While “persistence” is not one of the fruit of the Spirit listed in Galatians 5:22, “self-control” is. And it is very much like persistence when it comes to choosing between abandoning a task or seeing it through to its completion.

 

Archibald J. Cronin was a Scottish physician who wanted to be a novelist. Born in 1896 he was awarded a scholarship in 1914 to study medicine at the University of Glasgow. World War I interrupted his studies, however, and he served as a Royal Navy surgeon before completing his medical degree in 1919. In 1924 he was appointed Medical Inspector of Mines for Great Britain, and in subsequent years his research and reports on the correlation between coal dust inhalation and pulmonary disease won him both high honors and the admiration of colleagues in medicine around the world.

 

In 1930 he was forced to take medical leave after being diagnosed with chronic stomach ulcers. He used his leave of absence to begin writing his first novel, Hatter’s Castle. He found the task to be frustrating, once asking himself, “Why am I wearing myself out with this toil for which I am so preposterously ill-equipped? I ought to be resting…conserving, not squandering my energies on this fantastic task.” Discouraged about his early lack of fulfillment in writing, he bundled up the manuscript and threw it in the trash outside the farmhouse where he was staying. And in an attempt to recapture his “sanity,” he went for a walk in the drizzling rain.

 

Along the loch shore he came upon an old farmer who was laboring with turning the soil with a shovel, made more difficult by the rain. Cronin inquired about why he was digging in the stubborn ground. The old man stopped digging and replied, “My father ditched this bog all his days and never made a pasture. I’ve dug it all my days and I’ve never made a pasture. But pasture or no pasture, I canna help but dig. For my father knew and I know that if you only dig enough, a pasture can be made here.”

 

Challenged by these words from the farmer, Cronin hurried back to the trash container and retrieved the water-soaked manuscript. He dried the pages in the kitchen oven and returned to the task of writing. Three months later the manuscript was finished. Satisfied now with his effort, but without any assurance from a publisher, he sent off the manuscript and forgot about it. Later he wrote, “In the days which followed I gradually regained my health, and I began to chafe at idleness.
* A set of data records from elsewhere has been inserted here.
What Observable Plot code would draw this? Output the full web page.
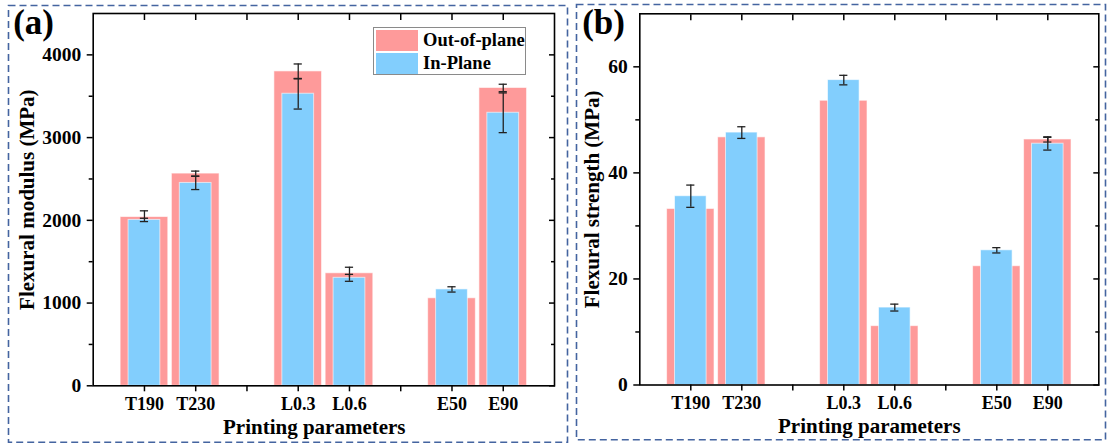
<!DOCTYPE html>
<html><head><meta charset="utf-8">
<script src="https://cdn.jsdelivr.net/npm/d3@7"></script>
<script src="https://cdn.jsdelivr.net/npm/@observablehq/plot@0.6"></script>
<style>
body{margin:0;background:#fff;}
#wrap{position:relative;width:1108px;height:445px;overflow:hidden;font-family:"Liberation Serif","Times New Roman",serif;}
.panel{position:absolute;top:0;}
.panel text{font-family:"Liberation Serif","Times New Roman",serif;}
.legend{position:absolute;left:373px;top:27px;width:151px;height:46px;border:1px solid #8a8a8a;background:#fff;font-weight:bold;font-size:18.5px;}
.legend .row{position:absolute;left:2px;height:21px;display:flex;align-items:center;}
.legend .sw{width:42px;height:21px;margin-right:5px;}
</style></head><body><div id="wrap"></div>
<script>
// ---- data ----
const slots = ["T190", "T230", "", "L0.3", "L0.6", "", "E50", "E90"];
const categories = ["T190", "T230", "L0.3", "L0.6", "E50", "E90"];
const seriesNames = ["Out-of-plane", "In-Plane"];
const modulusOut = [2040, 2565, 3800, 1360, 1058, 3600];
const modulusOutErr = [75, 30, 90, 73, null, 45];
const modulusIn = [2005, 2452, 3530, 1305, 1165, 3300];
const modulusInErr = [20, 80, 185, 42, 32, 240];
const strengthOut = [33.2, 46.7, 53.6, 11.1, 22.4, 46.3];
const strengthOutErr = [null, null, null, null, null, 0.5];
const strengthIn = [35.6, 47.6, 57.5, 14.6, 25.4, 45.5];
const strengthInErr = [2.1, 1.1, 0.9, 0.65, 0.5, 1.2];
const modulusTicks = [0, 1000, 2000, 3000, 4000];
const modulusMinor = [500, 1500, 2500, 3500];
const strengthTicks = [0, 20, 40, 60];
const strengthMinor = [10, 30, 50];

const colors = ["#fe9a9a", "#82cefd"];
const font = '"Liberation Serif", "Times New Roman", serif';

function panel(cfg) {
  const rows = categories.map((c, i) => ({
    cat: c, pos: slots.indexOf(c) + 1,
    out: cfg.out[i], outErr: cfg.outErr[i], inn: cfg.inn[i], inErr: cfg.inErr[i]
  }));
  const outE = rows.filter(d => d.outErr != null);
  const inE = rows.filter(d => d.inErr != null);
  const errMarks = (data, v, e) => [
    Plot.ruleX(data, {x: "pos", y1: d => d[v] - d[e], y2: d => d[v] + d[e], stroke: "#222", strokeWidth: 1.3}),
    Plot.ruleY(data, {y: d => d[v] + d[e], x1: d => d.pos - 0.08, x2: d => d.pos + 0.08, stroke: "#222", strokeWidth: 1.3}),
    Plot.ruleY(data, {y: d => d[v] - d[e], x1: d => d.pos - 0.08, x2: d => d.pos + 0.08, stroke: "#222", strokeWidth: 1.3})
  ];
  const xt = d3.range(1, slots.length + 1);
  const blank = () => "";
  const T = {fontFamily: font, fontWeight: "bold", fill: "black"};
  return Plot.plot({
    width: cfg.width, height: 445,
    marginLeft: cfg.ml, marginRight: cfg.mr, marginTop: cfg.mt, marginBottom: cfg.mb,
    style: {fontFamily: font, background: "transparent", color: "black", overflow: "visible"},
    x: {domain: [0, slots.length + 1], axis: null},
    y: {domain: cfg.ydomain, axis: null},
    marks: [
      Plot.frame({stroke: "#4464a0", strokeWidth: 1.6, strokeDasharray: "7,4",
        insetLeft: cfg.bl, insetTop: cfg.bt, insetRight: cfg.br, insetBottom: cfg.bb}),
      Plot.rectY(rows, {x1: d => d.pos - 0.465, x2: d => d.pos + 0.465, y1: 0, y2: "out",
        fill: colors[0], stroke: "#fff", strokeOpacity: 0.6, strokeWidth: 1}),
      ...errMarks(outE, "out", "outErr"),
      Plot.rectY(rows, {x1: d => d.pos - 0.31, x2: d => d.pos + 0.31, y1: 0, y2: "inn",
        fill: colors[1], stroke: "#fff", strokeOpacity: 0.6, strokeWidth: 1}),
      ...errMarks(inE, "inn", "inErr"),
      Plot.axisX({ticks: xt, tickFormat: i => slots[i - 1], tickSize: 6, tickPadding: 5,
        fontSize: 18, ...T, label: null, strokeWidth: 1.5}),
      Plot.axisX({anchor: "top", ticks: xt, tickFormat: blank, tickSize: 6, dy: 6, label: null, strokeWidth: 1.5}),
      Plot.axisY({ticks: cfg.yticks, tickFormat: d3.format("d"), tickSize: 6, tickPadding: 6, fontSize: 19.5, ...T, label: null, strokeWidth: 1.5}),
      Plot.axisY({ticks: cfg.yminor, tickSize: 4, tickFormat: blank, label: null, strokeWidth: 1.5}),
      Plot.axisY({anchor: "right", ticks: cfg.yticks, tickSize: 6, dx: -6, tickFormat: blank, label: null, strokeWidth: 1.5}),
      Plot.axisY({anchor: "right", ticks: cfg.yminor, tickSize: 4, dx: -4, tickFormat: blank, label: null, strokeWidth: 1.5}),
      Plot.frame({stroke: "black", strokeWidth: 1.6}),
      Plot.text([cfg.ylabel], {frameAnchor: "left", dx: cfg.ylabelDx, rotate: -90, fontSize: 21, ...T,
        textAnchor: "middle", lineAnchor: "middle"}),
      Plot.text(["Printing parameters"], {frameAnchor: "bottom", dx: cfg.xlabelDx, dy: 41, fontSize: 21, ...T,
        textAnchor: "middle", lineAnchor: "middle"}),
      Plot.text([cfg.tag], {frameAnchor: "top-left", dx: cfg.tagDx, dy: 9, fontSize: 35, ...T,
        textAnchor: "start", lineAnchor: "middle"})
    ]
  });
}

const wrap = document.getElementById("wrap");

const a = panel({
  width: 570, ml: 92.7, mr: 16, mt: 13, mb: 59.7,
  bl: -84.7, bt: -8, br: -13, bb: -56.4,
  ydomain: [0, 4500], yticks: modulusTicks, yminor: modulusMinor,
  out: modulusOut, outErr: modulusOutErr, inn: modulusIn, inErr: modulusInErr,
  ylabel: "Flexural modulus (MPa)", ylabelDx: -66, xlabelDx: -9.6, tag: "(a)", tagDx: -80
});
a.classList.add("panel"); a.style.left = "0px";
wrap.appendChild(a);

const b = panel({
  width: 540, ml: 71.3, mr: 9.7, mt: 13.3, mb: 60.5,
  bl: -63.3, bt: -9.3, br: -6.7, bb: -54.8,
  ydomain: [0, 70], yticks: strengthTicks, yminor: strengthMinor,
  out: strengthOut, outErr: strengthOutErr, inn: strengthIn, inErr: strengthInErr,
  ylabel: "Flexural strength (MPa)", ylabelDx: -47.6, xlabelDx: 0, tag: "(b)", tagDx: -57.6
});
b.classList.add("panel"); b.style.left = "568px";
wrap.appendChild(b);

// legend
const leg = document.createElement("div");
leg.className = "legend";
seriesNames.forEach((name, i) => {
  const row = document.createElement("div");
  row.className = "row";
  row.style.top = (2 + i * 23) + "px";
  const sw = document.createElement("div");
  sw.className = "sw"; sw.style.background = colors[i];
  const t = document.createElement("span");
  t.textContent = name;
  row.appendChild(sw); row.appendChild(t);
  leg.appendChild(row);
});
wrap.appendChild(leg);
</script>
</body></html>
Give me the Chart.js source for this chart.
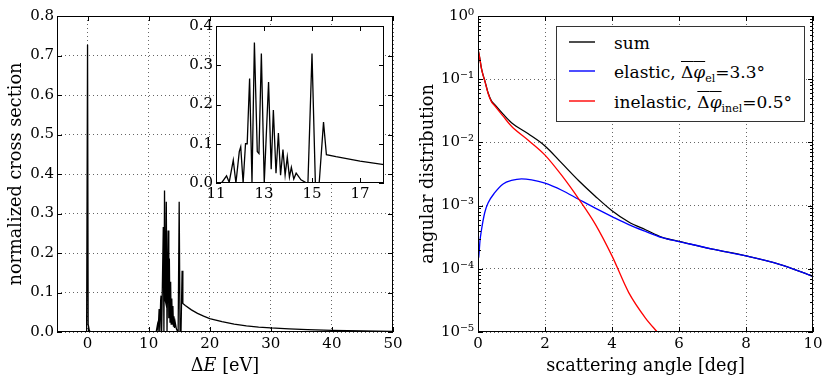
<!DOCTYPE html>
<html>
<head>
<meta charset="utf-8">
<script src="https://cdn.jsdelivr.net/npm/chart.js@4.4.1/dist/chart.umd.min.js"></script>
<style>
  body { margin: 0; background: #fff; width: 830px; height: 383px; position: relative; overflow: hidden; font-family: "DejaVu Serif", serif; }
  canvas { position: absolute; }
  #legend { position: absolute; left: 556px; top: 26px; width: 247px; height: 94px; border: 1px solid #333; background: #fff; }
  #legend .row { position: absolute; left: 0; width: 100%; height: 26px; }
  #legend svg { position: absolute; left: 12px; top: 10px; }
  #legend .txt { position: absolute; left: 57px; top: 1px; font-size: 17px; line-height: 24px; white-space: nowrap; color: #000; }
  .ov { text-decoration: overline; }
  .it { font-style: italic; }
  sub { font-size: 11px; vertical-align: -4px; line-height: 0; }
  #lossTitle { position: absolute; left: 57px; width: 336px; top: 354px; text-align: center; font-size: 17.7px; line-height: 22px; color: #000; }
</style>
</head>
<body>
<canvas id="lossChart" width="415" height="383" style="left:0;top:0"></canvas>
<canvas id="insetChart" width="215" height="202" style="left:180px;top:6px"></canvas>
<canvas id="angleChart" width="415" height="383" style="left:415px;top:0"></canvas>
<div id="lossTitle">Δ<span class="it">E</span> [eV]</div>
<div id="legend">
  <div class="row" style="top:3px"><svg width="26" height="4"><line x1="0" y1="2" x2="26" y2="2" stroke="#000000" stroke-width="1.4"/></svg><span class="txt">sum</span></div>
  <div class="row" style="top:32px"><svg width="26" height="4"><line x1="0" y1="2" x2="26" y2="2" stroke="#0000ff" stroke-width="1.4"/></svg><span class="txt">elastic, <span class="ov">Δ<span class="it">φ</span></span><sub>el</sub>=3.3°</span></div>
  <div class="row" style="top:62px"><svg width="26" height="4"><line x1="0" y1="2" x2="26" y2="2" stroke="#ff0000" stroke-width="1.4"/></svg><span class="txt">inelastic, <span class="ov">Δ<span class="it">φ</span></span><sub>inel</sub>=0.5°</span></div>
</div>
<script>
// energy loss spectrum (left panel + inset)
const lossE = [-5, -0.15, 0, 0.1, 0.3, 0.6, 11.0, 11.23, 11.44, 11.55, 11.72, 11.83, 11.97, 12.03, 12.13,
  12.23, 12.3, 12.4, 12.5, 12.6, 12.72, 12.79, 12.89, 13.01, 13.19, 13.3, 13.39, 13.5, 13.6, 13.69, 13.79,
  13.88, 13.97, 14.06, 14.14, 14.24, 14.34, 14.54, 14.78, 14.83, 15.0, 15.14, 15.3, 15.48, 15.6,
  16, 17, 18, 19, 20, 22, 24, 26, 28, 30, 33, 36, 40, 45, 50];
const lossSigma = [0, 0, 0.727, 0.02, 0.003, 0, 0, 0, 0.018, 0.002, 0.058, 0, 0.08, 0.092, 0,
  0.10, 0.10, 0.266, 0, 0.358, 0.08, 0.075, 0.33, 0, 0.257, 0.035, 0.186, 0.025, 0.127, 0.02, 0.085,
  0.02, 0.066, 0.015, 0.04, 0.01, 0.025, 0.008, 0, 0, 0.33, 0, 0, 0.155, 0.072,
  0.067, 0.056, 0.047, 0.040, 0.034, 0.026, 0.020, 0.0155, 0.0125, 0.0102, 0.0078, 0.006, 0.0043, 0.0028, 0.0018];

const lossXTicks = [0, 10, 20, 30, 40, 50];
const lossYTicks = [0, 0.1, 0.2, 0.3, 0.4, 0.5, 0.6, 0.7, 0.8];
const insetXTicks = [11, 13, 15, 17];
const insetYTicks = [0, 0.1, 0.2, 0.3, 0.4];

// angular distributions (right panel)
const angleSum = [0, 0.05, 0.1, 0.15, 0.2, 0.3, 0.4, 0.5, 0.75, 1.0, 1.5, 2.0, 2.5, 3.0, 3.5, 4.0, 4.5, 5.0, 5.5, 6.0, 7, 8, 9, 10];
const distSum = [0.30, 0.22, 0.151, 0.117, 0.096, 0.061, 0.0455, 0.0397, 0.028, 0.0205, 0.0137, 0.0088, 0.0047, 0.0025,
  1.41e-3, 8.3e-4, 5.5e-4, 4.15e-4, 3.15e-4, 2.72e-4, 2.05e-4, 1.6e-4, 1.18e-4, 7.6e-5];
const angleEl = [0.02, 0.03, 0.06, 0.1, 0.2, 0.3, 0.5, 0.75, 1.0, 1.3, 1.6, 2.0, 2.5, 3.0, 3.5, 4.0, 4.5, 5.0, 5.5, 6.0, 7, 8, 9, 10];
const distEl = [1.5e-4, 1.7e-4, 2.8e-4, 4.0e-4, 7.7e-4, 1.1e-3, 1.6e-3, 2.2e-3, 2.5e-3, 2.65e-3, 2.55e-3, 2.26e-3, 1.75e-3,
  1.26e-3, 9.1e-4, 6.7e-4, 5.0e-4, 3.9e-4, 3.1e-4, 2.7e-4, 2.05e-4, 1.6e-4, 1.18e-4, 7.6e-5];
const angleInel = [0, 0.05, 0.1, 0.15, 0.2, 0.3, 0.4, 0.5, 0.75, 1.0, 1.5, 2.0, 2.5, 3.0, 3.5, 4.0, 4.5, 5.0, 5.35, 5.6];
const distInel = [0.30, 0.22, 0.15, 0.116, 0.095, 0.06, 0.044, 0.038, 0.026, 0.018, 0.0108, 0.0063, 0.0030, 1.29e-3,
  5.1e-4, 1.6e-4, 4.2e-5, 1.66e-5, 1.0e-5, 7e-6];

const angleXTicks = [0, 2, 4, 6, 8, 10];
const angleYTicks = [1e-5, 1e-4, 1e-3, 1e-2, 1e-1, 1];
const SUP = { "0": "⁰", "1": "¹", "2": "²", "3": "³", "4": "⁴", "5": "⁵", "-": "⁻" };

const FONT = "DejaVu Serif";
const tickFont = { family: FONT, size: 15 };
const titleFont = { family: FONT, size: 17.7 };
const gridStyle = { color: "rgba(0,0,0,0.6)", lineWidth: 1, drawTicks: false };

function points(xs, ys) {
  return xs.map((x, i) => ({ x, y: ys[i] }));
}

function fixTicks(values) {
  return (scale) => { scale.ticks = values.map(v => ({ value: v })); };
}

// inward tick marks on all four sides + the black frame, the way matplotlib draws them
const framePlugin = {
  id: "frame",
  beforeDraw(chart, args, opts) {
    if (!opts.fill) return;
    const a = chart.chartArea;
    chart.ctx.save();
    chart.ctx.fillStyle = "#fff";
    chart.ctx.fillRect(a.left, a.top, a.width, a.height);
    chart.ctx.restore();
  },
  afterDatasetsDraw(chart, args, opts) {
    const { ctx, chartArea: a, scales: { x, y } } = chart;
    ctx.save();
    ctx.strokeStyle = "#000";
    ctx.lineWidth = 1;
    ctx.beginPath();
    x.ticks.forEach(t => {
      const px = Math.round(x.getPixelForValue(t.value)) + 0.5;
      ctx.moveTo(px, a.bottom); ctx.lineTo(px, a.bottom - 5);
      ctx.moveTo(px, a.top); ctx.lineTo(px, a.top + 5);
    });
    y.ticks.forEach(t => {
      const py = Math.round(y.getPixelForValue(t.value)) + 0.5;
      ctx.moveTo(a.left, py); ctx.lineTo(a.left + 5, py);
      ctx.moveTo(a.right, py); ctx.lineTo(a.right - 5, py);
    });
    (opts.minorY || []).forEach(v => {
      const py = Math.round(y.getPixelForValue(v)) + 0.5;
      ctx.moveTo(a.left, py); ctx.lineTo(a.left + 3, py);
      ctx.moveTo(a.right, py); ctx.lineTo(a.right - 3, py);
    });
    ctx.stroke();
    ctx.strokeRect(a.left + 0.5, a.top + 0.5, a.width - 1, a.height - 1);
    ctx.restore();
  }
};

function lineSet(data, color, order, mode) {
  return {
    data, borderColor: color, borderWidth: 1.3, pointRadius: 0, fill: false,
    tension: 0, cubicInterpolationMode: mode || "default", order
  };
}

function baseOptions(pad) {
  return {
    responsive: false, animation: false, devicePixelRatio: 1,
    layout: { padding: pad, autoPadding: false },
    plugins: { legend: { display: false }, tooltip: { enabled: false }, frame: {} }
  };
}

Chart.register(framePlugin);

// left panel (x-axis title is the HTML label #lossTitle, for the italic E)
new Chart(document.getElementById("lossChart"), {
  type: "line",
  data: { datasets: [lineSet(points(lossE, lossSigma), "#000", 1)] },
  options: {
    ...baseOptions({ left: 0, right: 22, top: 16, bottom: 0 }),
    scales: {
      x: {
        type: "linear", min: -5, max: 50,
        afterBuildTicks: fixTicks(lossXTicks),
        afterFit: s => { s.height = 51; },
        grid: gridStyle, border: { display: false, dash: [1, 3] },
        ticks: { font: tickFont, color: "#000", padding: 3, maxRotation: 0, callback: v => String(v) }
      },
      y: {
        type: "linear", min: 0, max: 0.8,
        afterBuildTicks: fixTicks(lossYTicks),
        afterFit: s => { s.width = 57; },
        grid: gridStyle, border: { display: false, dash: [1, 3] },
        ticks: { font: tickFont, color: "#000", padding: 3, callback: v => v.toFixed(1) },
        title: { display: true, text: "normalized cross section", font: titleFont, color: "#000", padding: { top: 6, bottom: 0 } }
      }
    }
  }
});

// inset: zoom on the 11-18 eV region
new Chart(document.getElementById("insetChart"), {
  type: "line",
  data: { datasets: [lineSet(points(lossE, lossSigma), "#000", 1)] },
  options: {
    ...baseOptions({ left: 0, right: 11, top: 20, bottom: 0 }),
    plugins: { legend: { display: false }, tooltip: { enabled: false }, frame: { fill: true } },
    scales: {
      x: {
        type: "linear", min: 11, max: 18,
        afterBuildTicks: fixTicks(insetXTicks),
        afterFit: s => { s.height = 25; },
        grid: { display: false, drawTicks: false }, border: { display: false },
        ticks: { font: tickFont, color: "#000", padding: 2, maxRotation: 0, callback: v => String(v) }
      },
      y: {
        type: "linear", min: 0, max: 0.4,
        afterBuildTicks: fixTicks(insetYTicks),
        afterFit: s => { s.width = 36; },
        grid: { display: false, drawTicks: false }, border: { display: false },
        ticks: { font: tickFont, color: "#000", padding: 3, callback: v => v.toFixed(1) }
      }
    }
  }
});

// right panel
const minorLog = [];
for (let d = -5; d < 0; d++) for (let k = 2; k <= 9; k++) minorLog.push(k * Math.pow(10, d));

new Chart(document.getElementById("angleChart"), {
  type: "line",
  data: {
    datasets: [
      lineSet(points(angleSum, distSum), "#000", 3, "monotone"),
      lineSet(points(angleEl, distEl), "#0000ff", 2, "monotone"),
      lineSet(points(angleInel, distInel), "#ff0000", 1, "monotone")
    ]
  },
  options: {
    ...baseOptions({ left: 0, right: 17, top: 16, bottom: 0 }),
    plugins: { legend: { display: false }, tooltip: { enabled: false }, frame: { minorY: minorLog } },
    scales: {
      x: {
        type: "linear", min: 0, max: 10,
        afterBuildTicks: fixTicks(angleXTicks),
        afterFit: s => { s.height = 51; },
        grid: gridStyle, border: { display: false, dash: [1, 3] },
        ticks: { font: tickFont, color: "#000", padding: 3, maxRotation: 0, callback: v => String(v) },
        title: { display: true, text: "scattering angle [deg]", font: titleFont, color: "#000", padding: { top: 0, bottom: 6 } }
      },
      y: {
        type: "logarithmic", min: 1e-5, max: 1,
        afterBuildTicks: fixTicks(angleYTicks),
        afterFit: s => { s.width = 63; },
        grid: gridStyle, border: { display: false, dash: [1, 3] },
        ticks: {
          font: tickFont, color: "#000", padding: 4,
          callback: v => "10" + String(Math.round(Math.log10(v))).split("").map(c => SUP[c]).join("")
        },
        title: { display: true, text: "angular distribution", font: titleFont, color: "#000", padding: { top: 3, bottom: 0 } }
      }
    }
  }
});
</script>
</body>
</html>
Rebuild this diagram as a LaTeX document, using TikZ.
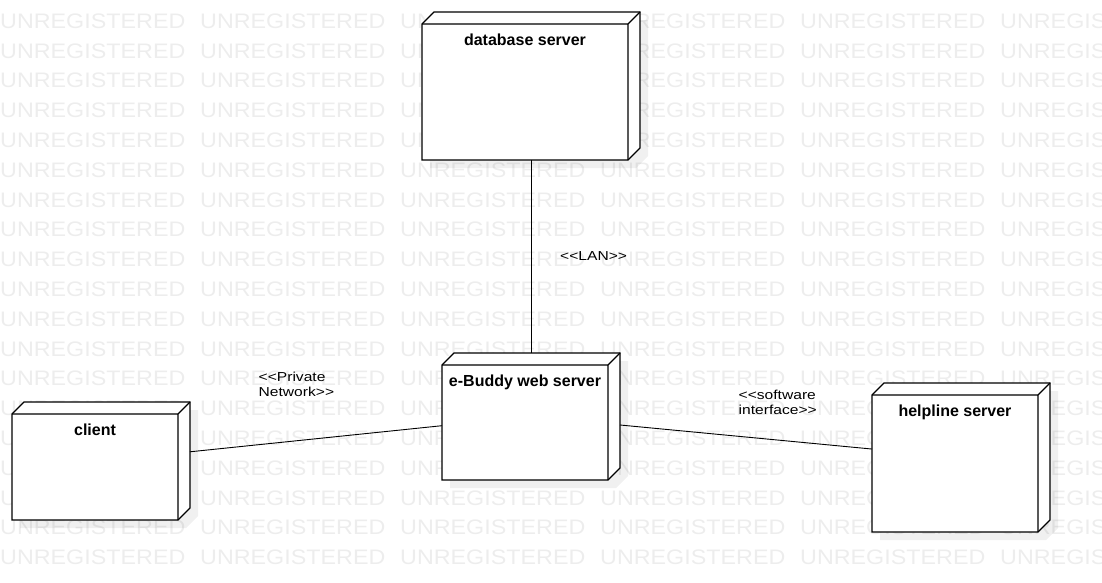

I wanted to be back in harness”—in the practice of medicine, not writing.

 

On the day he was to leave the small village and return to his career, he went around town, saying his good-byes to the simple folk who had befriended him. When he entered the post-office, the postmaster presented him with a telegram—a notice of acceptance by the publisher. The novel that he had tried to throw away, Hatter’s Castle, became a huge success and made the doctor wealthy. It was translated into nineteen languages, bought by a Hollywood studio, and sold millions of copies. He would eventually write many more novels and stories, including Grand Canary, The Stars Look Down, and The Citadel.

 

Commenting many years later on the lesson he learned when writing his first novel, Cronin said, “Today, when the air resounds with shrill defeatist cries, when half of our stricken world is wailing in discouragement: ‘What is the use to work, to save, to go on living, with Armageddon round the corner?’…In this present chaos, with no shining vision to sustain us, the door is wide open to darkness and despair. The way to close that door is to stick to the job that we are doing, no matter how insignificant that job may be, to go on doing it, and to finish it.” He penned those words for Readers Digest in 1941, during World War II. Their relevance in these days of national and international turmoil should be obvious to us all.